======== Raw data
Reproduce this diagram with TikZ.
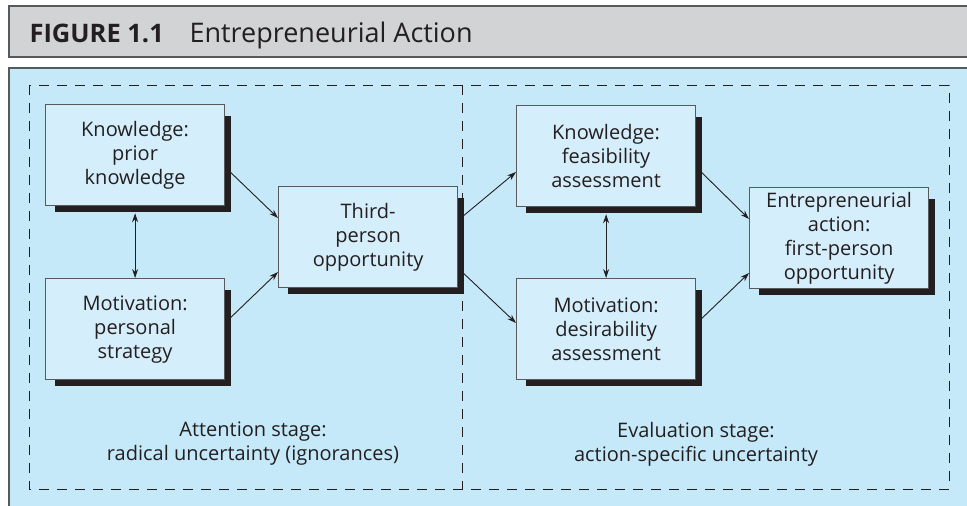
\documentclass[tikz,border=0pt]{standalone}
\usepackage{fontspec}
\setmainfont{Open Sans}
\usepackage{tikz}
\usetikzlibrary{calc, arrows.meta, positioning, backgrounds}
\definecolor{panelBlue}{HTML}{C6E9F9}
\definecolor{boxBlue}{HTML}{D5EEFB}
\definecolor{titleGray}{HTML}{D1D3D4}
\definecolor{edgeGray}{HTML}{58595B}
\definecolor{inkBlack}{HTML}{231F20}

\begin{document}
\begin{tikzpicture}[x=1pt, y=-1pt, >={Stealth[length=9pt, width=6pt]},
    stagebox/.style={draw=edgeGray, line width=1.2pt, fill=boxBlue, text=inkBlack,
        minimum width=179pt, minimum height=101pt, inner sep=0pt, align=center,
        anchor=north west, font=\fontsize{20}{24}\selectfont},
    stagetext/.style={text=inkBlack, align=center, font=\fontsize{20}{24}\selectfont},
    link/.style={->, line width=0.9pt, inkBlack}]
    \useasboundingbox (0,0) rectangle (967,506);

    % boxes
    \node[stagebox] (priorKnow) at (45,104) {Knowledge:\\prior\\knowledge};
    \node[stagebox] (persStrat) at (45,278) {Motivation:\\personal\\strategy};
    \node[stagebox] (thirdPerson) at (278,186) {Third-\\person\\opportunity};
    \node[stagebox] (feasKnow) at (516,105) {Knowledge:\\feasibility\\assessment};
    \node[stagebox] (desirMotiv) at (516,278) {Motivation:\\desirability\\assessment};
    \node[stagebox] (entAction) at (749,187) {Entrepreneurial\\action:\\first-person\\opportunity};

    \begin{scope}[on background layer]
        \draw[edgeGray, line width=1.2pt, fill=titleGray] (9,6) rectangle (980,57);
        \draw[edgeGray, line width=1.2pt, fill=panelBlue] (9,68) rectangle (980,520);
        \draw[dashed, dash pattern=on 10pt off 8pt, line width=1pt, inkBlack]
            (29,85) rectangle (949,489) (462,85) -- (462,489);
        \foreach \b in {priorKnow, persStrat, thirdPerson, feasKnow, desirMotiv, entAction}
            \fill[inkBlack] ($(\b.north east)+(5.5,12)$) rectangle ($(\b.south west)+(10,5.5)$);
    \end{scope}

    % title
    \node[anchor=base west, inkBlack, font=\fontsize{25.5}{30}\selectfont\bfseries] (figNum) at (26,42) {FIGURE 1.1};
    \node[anchor=base west, inkBlack, font=\fontsize{27}{30}\selectfont] (figTitle) at (186,42) {Entrepreneurial Action};

    % stage labels
    \node[stagetext] (attStage) at (253,444) {Attention stage:\\radical uncertainty (ignorances)};
    \node[stagetext] (evalStage) at (696,444) {Evaluation stage:\\action-specific uncertainty};

    % connectors
    \draw[link] ($(priorKnow.north east)+(5,68)$) -- ($(thirdPerson.north west)+(0,32)$);
    \draw[link] ($(persStrat.north east)+(5,40)$) -- ($(thirdPerson.north west)+(0,86)$);
    \draw[link] ($(thirdPerson.north east)+(5,30)$) -- ($(feasKnow.north west)+(0,67)$);
    \draw[link] ($(thirdPerson.north east)+(5,87)$) -- ($(desirMotiv.north west)+(0,45)$);
    \draw[link] ($(feasKnow.north east)+(5,67)$) -- ($(entAction.north west)+(0,32)$);
    \draw[link] ($(desirMotiv.north east)+(5,41)$) -- ($(entAction.north west)+(0,86)$);
    \draw[link, <->] ($(priorKnow.south)+(0,7)$) -- (persStrat.north);
    \draw[link, <->] ($(feasKnow.south)+(0,7)$) -- (desirMotiv.north);
\end{tikzpicture}
\end{document}
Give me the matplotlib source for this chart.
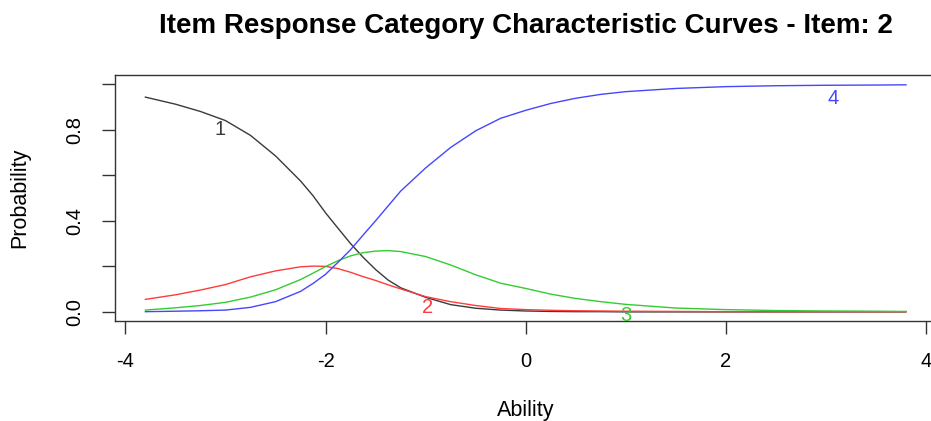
import matplotlib.pyplot as plt

plt.rcParams['axes.unicode_minus'] = False

# Valeurs (ability -> probabilité de chaque catégorie)
ability = [-3.8, -3.5, -3.25, -3.0, -2.75, -2.5, -2.25, -2.125, -2.0, -1.875, -1.75,
           -1.625, -1.5, -1.375, -1.25, -1.0, -0.75, -0.5, -0.25, 0.0, 0.25, 0.5,
           0.75, 1.0, 1.5, 2.0, 2.5, 3.0, 3.5, 3.8]

cat1 = [0.943, 0.912, 0.880, 0.840, 0.775, 0.685, 0.575, 0.510, 0.435, 0.367, 0.300,
        0.240, 0.186, 0.140, 0.106, 0.064, 0.032, 0.016, 0.008, 0.004, 0.002, 0.001,
        0.001, 0.0, 0.0, 0.0, 0.0, 0.0, 0.0, 0.0]
cat2 = [0.055, 0.075, 0.096, 0.120, 0.154, 0.180, 0.198, 0.201, 0.200, 0.190, 0.174,
        0.155, 0.138, 0.119, 0.101, 0.067, 0.045, 0.028, 0.015, 0.010, 0.007, 0.005,
        0.004, 0.003, 0.002, 0.001, 0.001, 0.001, 0.001, 0.001]
cat3 = [0.008, 0.018, 0.028, 0.042, 0.065, 0.097, 0.142, 0.170, 0.199, 0.225, 0.246,
        0.260, 0.267, 0.269, 0.265, 0.243, 0.206, 0.163, 0.126, 0.103, 0.078, 0.059,
        0.045, 0.033, 0.017, 0.010, 0.006, 0.004, 0.003, 0.002]
cat4 = [0.001, 0.003, 0.005, 0.008, 0.020, 0.045, 0.090, 0.125, 0.165, 0.218, 0.273,
        0.337, 0.400, 0.465, 0.530, 0.632, 0.722, 0.795, 0.850, 0.885, 0.915, 0.938,
        0.955, 0.967, 0.981, 0.989, 0.993, 0.995, 0.996, 0.997]

curves = [cat1, cat2, cat3, cat4]
colors = ['#3a3a3a', '#ff3b3b', '#33cc33', '#4646ff']
labels = ['1', '2', '3', '4']
label_x = [-3.05, -0.98, 1.0, 3.07]
label_y = [0.80, 0.02, -0.015, 0.937]

fig = plt.figure(figsize=(9.31, 4.21), dpi=100)
ax = fig.add_axes([0.1235, 0.2375, 0.8823, 0.5843])

for vals, col in zip(curves, colors):
    ax.plot(ability, vals, color=col, linewidth=1.0)

for lab, lx, ly, col in zip(labels, label_x, label_y, colors):
    ax.text(lx, ly, lab, color=col, fontsize=14.5, ha='center', va='center',
            family='Liberation Sans', clip_on=False)

ax.set_xlim(-4.104, 4.104)
ax.set_ylim(-0.04, 1.04)
ax.set_xticks([-4, -2, 0, 2, 4])
ax.set_yticks([0.0, 0.2, 0.4, 0.6, 0.8, 1.0])
ax.set_yticklabels(['0.0', '', '0.4', '', '0.8', ''])

for s in ax.spines.values():
    s.set_color('#333333')
    s.set_linewidth(1.0)

ax.tick_params(length=9.4, width=1.0, color='#333333', pad=13, labelsize=14.5)
for t in ax.get_yticklabels():
    t.set_rotation(90)
    t.set_va('center')
for t in ax.get_xticklabels() + ax.get_yticklabels():
    t.set_family('Liberation Sans')

ax.set_xlabel('Ability', fontsize=15.5, family='Liberation Sans', va='center')
ax.xaxis.set_label_coords(0.5, -0.362)
ax.set_ylabel('Probability', fontsize=15.5, family='Liberation Sans', va='center')
ax.yaxis.set_label_coords(-0.1157, 0.5)

ax.set_title('Item Response Category Characteristic Curves - Item: 2',
             fontsize=20, fontweight='bold', family='Liberation Sans',
             y=1.172, pad=0, va='baseline')

plt.savefig('out.png', dpi=100)
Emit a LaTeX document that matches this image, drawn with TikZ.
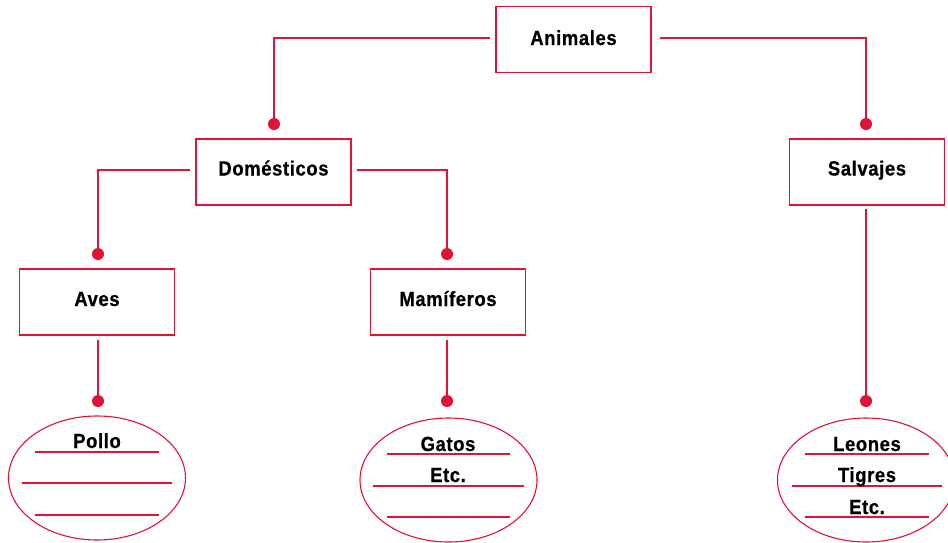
\documentclass[tikz,border=0pt]{standalone}
\usepackage{fontspec}
\setmainfont{Liberation Sans}[FakeStretch=0.9,LetterSpace=3,BoldFeatures={FakeBold=0.6}]
\usetikzlibrary{shapes.geometric}
\definecolor{linered}{RGB}{226,18,52}
\tikzset{
  box/.style={draw=linered, line width=1.1pt, minimum width=155pt, minimum height=66pt, inner sep=0pt},
  boxtext/.style={inner sep=0pt, font=\fontsize{20.5}{22}\selectfont\bfseries},
  oval/.style={draw=linered, line width=1.1pt, ellipse, minimum width=177pt, minimum height=124pt, inner sep=0pt},
  dot/.style={circle, fill=linered, minimum size=12pt, inner sep=0pt},
  conn/.style={draw=linered, line width=1.1pt},
  rule/.style={draw=linered, line width=1.1pt},
  lab/.style={anchor=base, inner sep=0pt, font=\fontsize{20.5}{22}\selectfont\bfseries}
}
\begin{document}
\begin{tikzpicture}[x=1pt,y=-1pt]
\useasboundingbox (0,0) rectangle (948,542);
% boxes
\node[box] (ani) at (573.5,39.5) {};
\node[box] (dom) at (273.5,172) {};
\node[box] (sal) at (867,172) {};
\node[box] (ave) at (97,302) {};
\node[box] (mam) at (448,302) {};
\node[boxtext, anchor=base] (tani) at (573.5,45) {Animales};
\node[boxtext, anchor=base] (tdom) at (273.5,175.5) {Domésticos};
\node[boxtext, anchor=base] (tsal) at (867,175.5) {Salvajes};
\node[boxtext, anchor=base] (tave) at (97,306) {Aves};
\node[boxtext, anchor=base] (tmam) at (448,306) {Mamíferos};
% dots
\node[dot] (d1) at (274,124) {};
\node[dot] (d2) at (866,124) {};
\node[dot] (d3) at (98,254) {};
\node[dot] (d4) at (447,254) {};
\node[dot] (d5) at (98,401) {};
\node[dot] (d6) at (447,401) {};
\node[dot] (d7) at (866,401) {};
% connector start points
\coordinate (a1) at (490,38);
\coordinate (a2) at (660,38);
\coordinate (b1) at (190,170);
\coordinate (b2) at (357,170);
\coordinate (c1) at (98,340);
\coordinate (c2) at (447,340);
\coordinate (c3) at (866,209);
\draw[conn] (a1) -| (d1.center);
\draw[conn] (a2) -| (d2.center);
\draw[conn] (b1) -| (d3.center);
\draw[conn] (b2) -| (d4.center);
\draw[conn] (c1) -- (d5.center);
\draw[conn] (c2) -- (d6.center);
\draw[conn] (c3) -- (d7.center);
% ovals
\node[oval] (o1) at (97,478) {};
\node[oval] (o2) at (448.5,480) {};
\node[oval] (o3) at (866,480) {};
% ruled lines in ovals
\draw[rule] (35,452) -- (159,452);
\draw[rule] (22,483) -- (172,483);
\draw[rule] (35,515) -- (159,515);
\draw[rule] (387,454) -- (510,454);
\draw[rule] (373,486) -- (524,486);
\draw[rule] (387,517) -- (510,517);
\draw[rule] (805,454) -- (929,454);
\draw[rule] (792,486) -- (942,486);
\draw[rule] (805,517) -- (929,517);
% texts
\node[lab] (t1) at (97,448) {Pollo};
\node[lab] (t2) at (448,451) {Gatos};
\node[lab] (t3) at (448,482) {Etc.};
\node[lab] (t4) at (867,451) {Leones};
\node[lab] (t5) at (867,482) {Tigres};
\node[lab] (t6) at (867,514) {Etc.};
\end{tikzpicture}
\end{document}
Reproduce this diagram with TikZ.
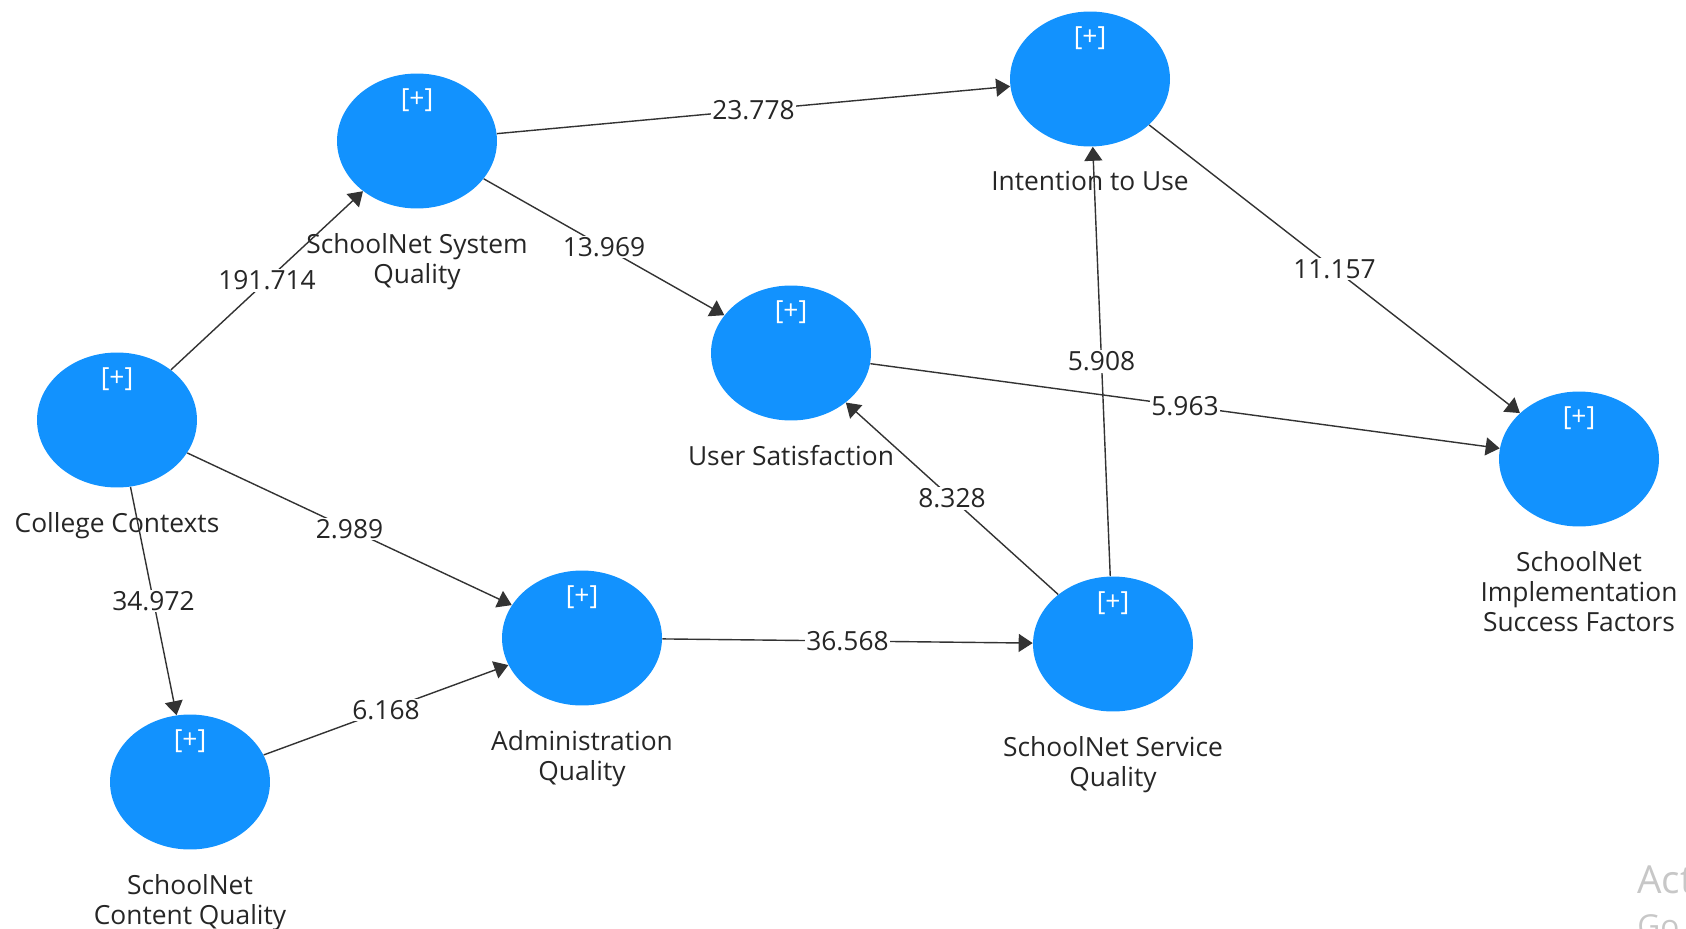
\documentclass[tikz,border=0pt]{standalone}
\usepackage{fontspec}
\setmainfont{Open Sans}
\usetikzlibrary{shapes.geometric,arrows.meta,positioning}
\definecolor{nodeblue}{RGB}{18,146,254}
\begin{document}
\begin{tikzpicture}[x=0.02cm, y=-0.02cm, font=\fontsize{15}{17}\selectfont,
    construct/.style ={ellipse, fill=nodeblue, minimum width=3.2cm, minimum height=2.7cm,
      inner sep=0pt, text=white, text height=0pt, text depth=1.36cm},
    title/.style ={align=center, text=black!85, inner sep=1pt},
    link/.style ={draw=black!80, line width=0.8pt, -{Triangle[length=0.28cm, width=0.36cm]}},
    weight/.style ={fill=white, inner sep=1pt, text=black!85},
    watermark/.style ={anchor=base west, text=black!22, inner sep=0pt}]
   \useasboundingbox (0,0) rectangle (1686,929);

   \node[construct] (CC) at (117,420)  {[+]};
   \node[construct] (SQ) at (417,141)  {[+]};
   \node[construct] (IU) at (1090,79)  {[+]};
   \node[construct] (US) at (791,353)  {[+]};
   \node[construct] (AQ) at (582,638)  {[+]};
   \node[construct] (SV) at (1113,644) {[+]};
   \node[construct] (IF) at (1579,459) {[+]};
   \node[construct] (CQ) at (190,782)  {[+]};

   \node[title] (CCt) [below=0.45cm of CC] {College Contexts};
   \node[title] (SQt) [below=0.45cm of SQ] {SchoolNet System\\Quality};
   \node[title] (IUt) [below=0.45cm of IU] {Intention to Use};
   \node[title] (USt) [below=0.45cm of US] {User Satisfaction};
   \node[title] (AQt) [below=0.45cm of AQ] {Administration\\Quality};
   \node[title] (SVt) [below=0.45cm of SV] {SchoolNet Service\\Quality};
   \node[title] (IFt) [below=0.45cm of IF] {SchoolNet\\Implementation\\Success Factors};
   \node[title] (CQt) [below=0.45cm of CQ] {SchoolNet\\Content Quality};

   \draw[link] (CC) to node[weight] (w1) {191.714} (SQ);
   \draw[link] (CC) to node[weight] (w2) {2.989} (AQ);
   \draw[link] (CC) to node[weight] (w3) {34.972} (CQ);
   \draw[link] (CQ) to node[weight] (w4) {6.168} (AQ);
   \draw[link] (AQ) to node[weight] (w5) {36.568} (SV);
   \draw[link] (SV) to node[weight] (w6) {8.328} (US);
   \draw[link] (SV) to node[weight] (w7) {5.908} (IU);
   \draw[link] (SQ) to node[weight] (w8) {23.778} (IU);
   \draw[link] (SQ) to node[weight] (w9) {13.969} (US);
   \draw[link] (IU) to node[weight] (w10) {11.157} (IF);
   \draw[link] (US) to node[weight] (w11) {5.963} (IF);

   \node[watermark, font=\fontsize{22}{26}\selectfont] (act1) at (1637,893) {Activate Windows};
   \node[watermark, font=\fontsize{18}{22}\selectfont] (act2) at (1637,937) {Go to Settings to activate Windows.};
 \end{tikzpicture}
\end{document}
================
Skip the pictures and quote each line of the entries above, from the first through the line with "(0,0) rectangle (967,506);", exactly as it appears.

▸ **Solution to the problem**
Reproduce this diagram with TikZ.
\documentclass[tikz,border=0pt]{standalone}
\usepackage{fontspec}
\setmainfont{Open Sans}
\usepackage{tikz}
\usetikzlibrary{calc, arrows.meta, positioning, backgrounds}
\definecolor{panelBlue}{HTML}{C6E9F9}
\definecolor{boxBlue}{HTML}{D5EEFB}
\definecolor{titleGray}{HTML}{D1D3D4}
\definecolor{edgeGray}{HTML}{58595B}
\definecolor{inkBlack}{HTML}{231F20}

\begin{document}
\begin{tikzpicture}[x=1pt, y=-1pt, >={Stealth[length=9pt, width=6pt]},
    stagebox/.style={draw=edgeGray, line width=1.2pt, fill=boxBlue, text=inkBlack,
        minimum width=179pt, minimum height=101pt, inner sep=0pt, align=center,
        anchor=north west, font=\fontsize{20}{24}\selectfont},
    stagetext/.style={text=inkBlack, align=center, font=\fontsize{20}{24}\selectfont},
    link/.style={->, line width=0.9pt, inkBlack}]
    \useasboundingbox (0,0) rectangle (967,506);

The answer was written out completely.